-- START ITEMS --

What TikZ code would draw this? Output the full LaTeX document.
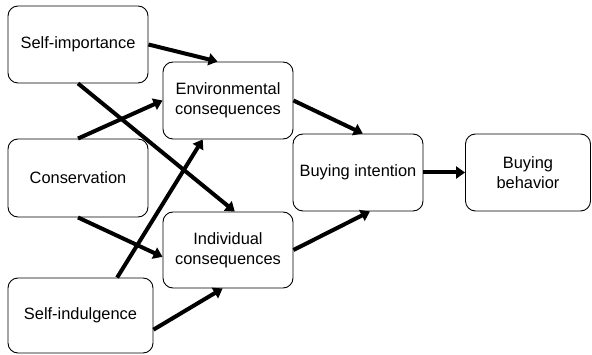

-- END ITEMS --
-- START ITEMS --

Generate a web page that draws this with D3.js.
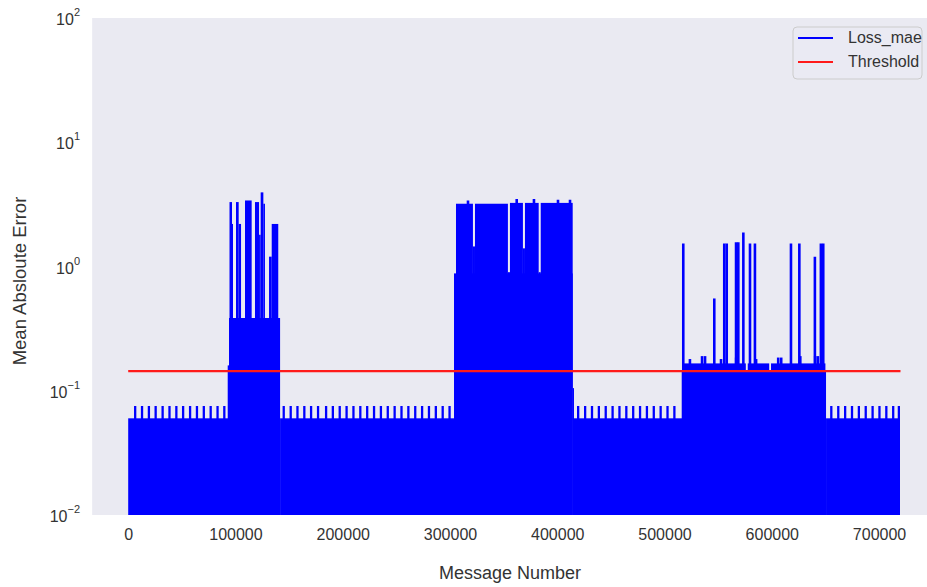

-- END ITEMS --
-- START ITEMS --

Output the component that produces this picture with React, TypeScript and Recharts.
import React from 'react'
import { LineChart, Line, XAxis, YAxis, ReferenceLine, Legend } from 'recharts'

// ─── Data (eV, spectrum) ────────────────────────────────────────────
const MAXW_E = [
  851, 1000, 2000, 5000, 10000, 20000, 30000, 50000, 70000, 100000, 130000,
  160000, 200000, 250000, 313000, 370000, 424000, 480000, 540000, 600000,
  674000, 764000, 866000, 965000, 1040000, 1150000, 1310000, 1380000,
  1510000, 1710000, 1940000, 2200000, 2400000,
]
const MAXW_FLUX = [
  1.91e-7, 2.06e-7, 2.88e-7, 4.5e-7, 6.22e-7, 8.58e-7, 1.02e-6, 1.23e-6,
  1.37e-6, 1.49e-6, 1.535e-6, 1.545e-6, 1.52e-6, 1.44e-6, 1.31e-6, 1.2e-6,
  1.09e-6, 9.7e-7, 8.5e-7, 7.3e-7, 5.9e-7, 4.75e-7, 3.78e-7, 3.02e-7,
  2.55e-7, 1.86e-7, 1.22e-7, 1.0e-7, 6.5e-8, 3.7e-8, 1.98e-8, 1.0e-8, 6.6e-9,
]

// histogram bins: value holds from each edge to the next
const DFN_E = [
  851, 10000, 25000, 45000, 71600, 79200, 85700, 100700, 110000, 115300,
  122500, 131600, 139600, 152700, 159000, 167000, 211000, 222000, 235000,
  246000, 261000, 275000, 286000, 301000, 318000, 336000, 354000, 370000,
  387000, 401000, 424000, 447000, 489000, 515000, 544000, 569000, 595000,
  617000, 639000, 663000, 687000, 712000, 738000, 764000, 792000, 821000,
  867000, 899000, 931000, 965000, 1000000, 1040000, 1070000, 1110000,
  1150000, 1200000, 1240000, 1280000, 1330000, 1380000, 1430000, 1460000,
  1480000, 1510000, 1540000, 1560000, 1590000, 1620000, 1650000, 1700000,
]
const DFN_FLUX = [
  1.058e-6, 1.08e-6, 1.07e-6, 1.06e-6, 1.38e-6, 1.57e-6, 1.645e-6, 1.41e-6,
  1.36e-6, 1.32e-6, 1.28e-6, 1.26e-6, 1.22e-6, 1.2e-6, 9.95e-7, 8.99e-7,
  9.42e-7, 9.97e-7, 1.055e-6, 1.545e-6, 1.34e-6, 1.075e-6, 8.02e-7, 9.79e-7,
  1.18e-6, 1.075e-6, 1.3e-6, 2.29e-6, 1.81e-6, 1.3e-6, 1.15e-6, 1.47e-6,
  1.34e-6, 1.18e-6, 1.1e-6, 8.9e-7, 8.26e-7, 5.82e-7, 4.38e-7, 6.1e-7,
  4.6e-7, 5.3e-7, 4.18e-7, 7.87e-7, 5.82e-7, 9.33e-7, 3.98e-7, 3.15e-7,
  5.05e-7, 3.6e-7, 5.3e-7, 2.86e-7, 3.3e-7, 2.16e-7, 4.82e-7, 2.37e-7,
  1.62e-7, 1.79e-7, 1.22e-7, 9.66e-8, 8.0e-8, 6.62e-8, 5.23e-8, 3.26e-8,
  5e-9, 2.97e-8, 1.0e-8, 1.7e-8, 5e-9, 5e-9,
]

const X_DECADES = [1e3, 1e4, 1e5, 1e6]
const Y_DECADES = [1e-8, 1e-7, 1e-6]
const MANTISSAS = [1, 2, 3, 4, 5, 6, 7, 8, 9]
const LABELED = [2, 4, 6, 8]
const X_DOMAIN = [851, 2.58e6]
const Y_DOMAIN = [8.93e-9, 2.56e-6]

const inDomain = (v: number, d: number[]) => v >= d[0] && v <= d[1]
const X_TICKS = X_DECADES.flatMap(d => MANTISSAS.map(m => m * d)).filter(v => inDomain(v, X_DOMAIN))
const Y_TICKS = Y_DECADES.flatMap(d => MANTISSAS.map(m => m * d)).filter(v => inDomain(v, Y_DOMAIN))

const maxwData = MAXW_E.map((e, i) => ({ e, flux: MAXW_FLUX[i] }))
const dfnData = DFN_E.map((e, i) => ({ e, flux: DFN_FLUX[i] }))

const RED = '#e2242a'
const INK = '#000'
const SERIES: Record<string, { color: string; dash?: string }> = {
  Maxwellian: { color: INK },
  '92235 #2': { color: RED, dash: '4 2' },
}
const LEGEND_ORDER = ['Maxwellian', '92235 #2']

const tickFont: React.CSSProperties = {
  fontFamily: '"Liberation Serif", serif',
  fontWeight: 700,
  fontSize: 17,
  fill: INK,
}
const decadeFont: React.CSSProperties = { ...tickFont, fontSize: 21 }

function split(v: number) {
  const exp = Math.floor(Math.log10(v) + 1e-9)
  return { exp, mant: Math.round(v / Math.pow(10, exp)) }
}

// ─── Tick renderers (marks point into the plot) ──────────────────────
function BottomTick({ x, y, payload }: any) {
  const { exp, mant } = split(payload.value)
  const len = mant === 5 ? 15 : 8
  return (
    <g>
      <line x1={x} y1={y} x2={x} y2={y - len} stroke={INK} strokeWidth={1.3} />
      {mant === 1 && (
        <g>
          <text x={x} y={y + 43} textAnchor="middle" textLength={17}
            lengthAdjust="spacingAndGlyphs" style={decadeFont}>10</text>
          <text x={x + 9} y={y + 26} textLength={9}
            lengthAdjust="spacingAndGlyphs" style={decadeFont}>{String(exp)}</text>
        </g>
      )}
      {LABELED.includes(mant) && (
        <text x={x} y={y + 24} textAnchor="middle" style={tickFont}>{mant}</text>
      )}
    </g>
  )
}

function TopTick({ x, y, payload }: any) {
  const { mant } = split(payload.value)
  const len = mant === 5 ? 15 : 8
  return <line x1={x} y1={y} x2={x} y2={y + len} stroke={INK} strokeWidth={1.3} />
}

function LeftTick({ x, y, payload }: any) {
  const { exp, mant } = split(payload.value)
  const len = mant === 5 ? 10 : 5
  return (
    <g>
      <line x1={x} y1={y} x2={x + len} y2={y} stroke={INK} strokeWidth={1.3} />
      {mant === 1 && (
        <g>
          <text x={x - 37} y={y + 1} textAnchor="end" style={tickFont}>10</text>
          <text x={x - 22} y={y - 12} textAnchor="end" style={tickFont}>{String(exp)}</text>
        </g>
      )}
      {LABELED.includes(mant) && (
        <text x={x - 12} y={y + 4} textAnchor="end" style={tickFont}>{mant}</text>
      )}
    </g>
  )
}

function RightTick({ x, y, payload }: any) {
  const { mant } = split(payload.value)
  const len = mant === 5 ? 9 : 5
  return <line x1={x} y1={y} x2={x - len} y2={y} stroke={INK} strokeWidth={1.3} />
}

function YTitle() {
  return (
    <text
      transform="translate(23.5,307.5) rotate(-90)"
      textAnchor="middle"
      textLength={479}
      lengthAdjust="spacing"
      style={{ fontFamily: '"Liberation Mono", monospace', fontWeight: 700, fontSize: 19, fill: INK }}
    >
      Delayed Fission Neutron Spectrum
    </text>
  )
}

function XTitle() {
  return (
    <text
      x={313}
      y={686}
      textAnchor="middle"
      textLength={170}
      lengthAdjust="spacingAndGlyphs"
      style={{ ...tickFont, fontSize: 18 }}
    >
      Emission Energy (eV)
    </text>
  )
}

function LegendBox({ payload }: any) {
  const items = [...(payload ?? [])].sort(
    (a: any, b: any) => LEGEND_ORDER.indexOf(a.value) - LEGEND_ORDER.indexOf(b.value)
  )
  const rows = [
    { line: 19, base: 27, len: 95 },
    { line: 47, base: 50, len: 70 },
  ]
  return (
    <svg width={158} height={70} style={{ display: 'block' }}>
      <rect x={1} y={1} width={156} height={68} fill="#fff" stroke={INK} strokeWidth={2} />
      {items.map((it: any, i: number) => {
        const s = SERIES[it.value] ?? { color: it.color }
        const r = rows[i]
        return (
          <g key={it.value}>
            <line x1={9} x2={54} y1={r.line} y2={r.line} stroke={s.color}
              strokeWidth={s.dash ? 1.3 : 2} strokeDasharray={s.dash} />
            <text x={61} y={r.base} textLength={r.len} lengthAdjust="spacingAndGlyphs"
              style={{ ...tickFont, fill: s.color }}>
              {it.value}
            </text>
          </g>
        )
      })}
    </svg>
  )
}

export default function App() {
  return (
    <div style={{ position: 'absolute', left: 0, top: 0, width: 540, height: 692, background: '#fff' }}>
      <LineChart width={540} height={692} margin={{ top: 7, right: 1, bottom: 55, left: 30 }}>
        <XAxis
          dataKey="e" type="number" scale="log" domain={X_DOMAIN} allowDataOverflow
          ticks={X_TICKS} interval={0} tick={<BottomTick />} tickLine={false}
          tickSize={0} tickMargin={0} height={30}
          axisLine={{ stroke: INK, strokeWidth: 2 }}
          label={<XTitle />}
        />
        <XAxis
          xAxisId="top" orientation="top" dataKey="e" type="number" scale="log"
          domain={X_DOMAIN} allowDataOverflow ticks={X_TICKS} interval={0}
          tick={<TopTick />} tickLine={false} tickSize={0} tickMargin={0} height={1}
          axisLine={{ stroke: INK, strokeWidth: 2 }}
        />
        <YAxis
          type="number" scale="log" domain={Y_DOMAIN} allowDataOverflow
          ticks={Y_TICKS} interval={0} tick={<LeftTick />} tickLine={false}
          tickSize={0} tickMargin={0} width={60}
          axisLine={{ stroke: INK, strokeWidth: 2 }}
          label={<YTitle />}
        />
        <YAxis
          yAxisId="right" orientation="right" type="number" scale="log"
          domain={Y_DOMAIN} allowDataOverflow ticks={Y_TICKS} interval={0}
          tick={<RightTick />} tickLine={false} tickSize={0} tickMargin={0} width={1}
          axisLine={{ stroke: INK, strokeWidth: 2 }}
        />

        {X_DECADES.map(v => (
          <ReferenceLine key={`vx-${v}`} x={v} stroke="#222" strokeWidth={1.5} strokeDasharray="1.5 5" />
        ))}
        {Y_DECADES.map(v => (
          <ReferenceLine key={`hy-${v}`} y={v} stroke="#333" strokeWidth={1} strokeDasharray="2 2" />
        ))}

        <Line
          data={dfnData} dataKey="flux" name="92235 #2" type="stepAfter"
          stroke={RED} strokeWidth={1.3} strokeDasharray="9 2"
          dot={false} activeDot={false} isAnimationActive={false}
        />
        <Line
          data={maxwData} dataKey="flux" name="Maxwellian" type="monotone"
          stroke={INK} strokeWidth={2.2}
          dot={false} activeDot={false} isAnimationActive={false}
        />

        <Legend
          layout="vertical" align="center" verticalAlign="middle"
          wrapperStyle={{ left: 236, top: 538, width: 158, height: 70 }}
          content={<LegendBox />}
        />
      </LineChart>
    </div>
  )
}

-- END ITEMS --

_WORK TO DO_. Transcribe the lines above from the one with "Output the component" through the one with "YAxis, ReferenceLine, Legend". Include both ends and leave out every other line.

_RESPONSE FOR THIS EXERCISE_.
Output the component that produces this picture with React, TypeScript and Recharts.
import React from 'react'
import { LineChart, Line, XAxis, YAxis, ReferenceLine, Legend } from 'recharts'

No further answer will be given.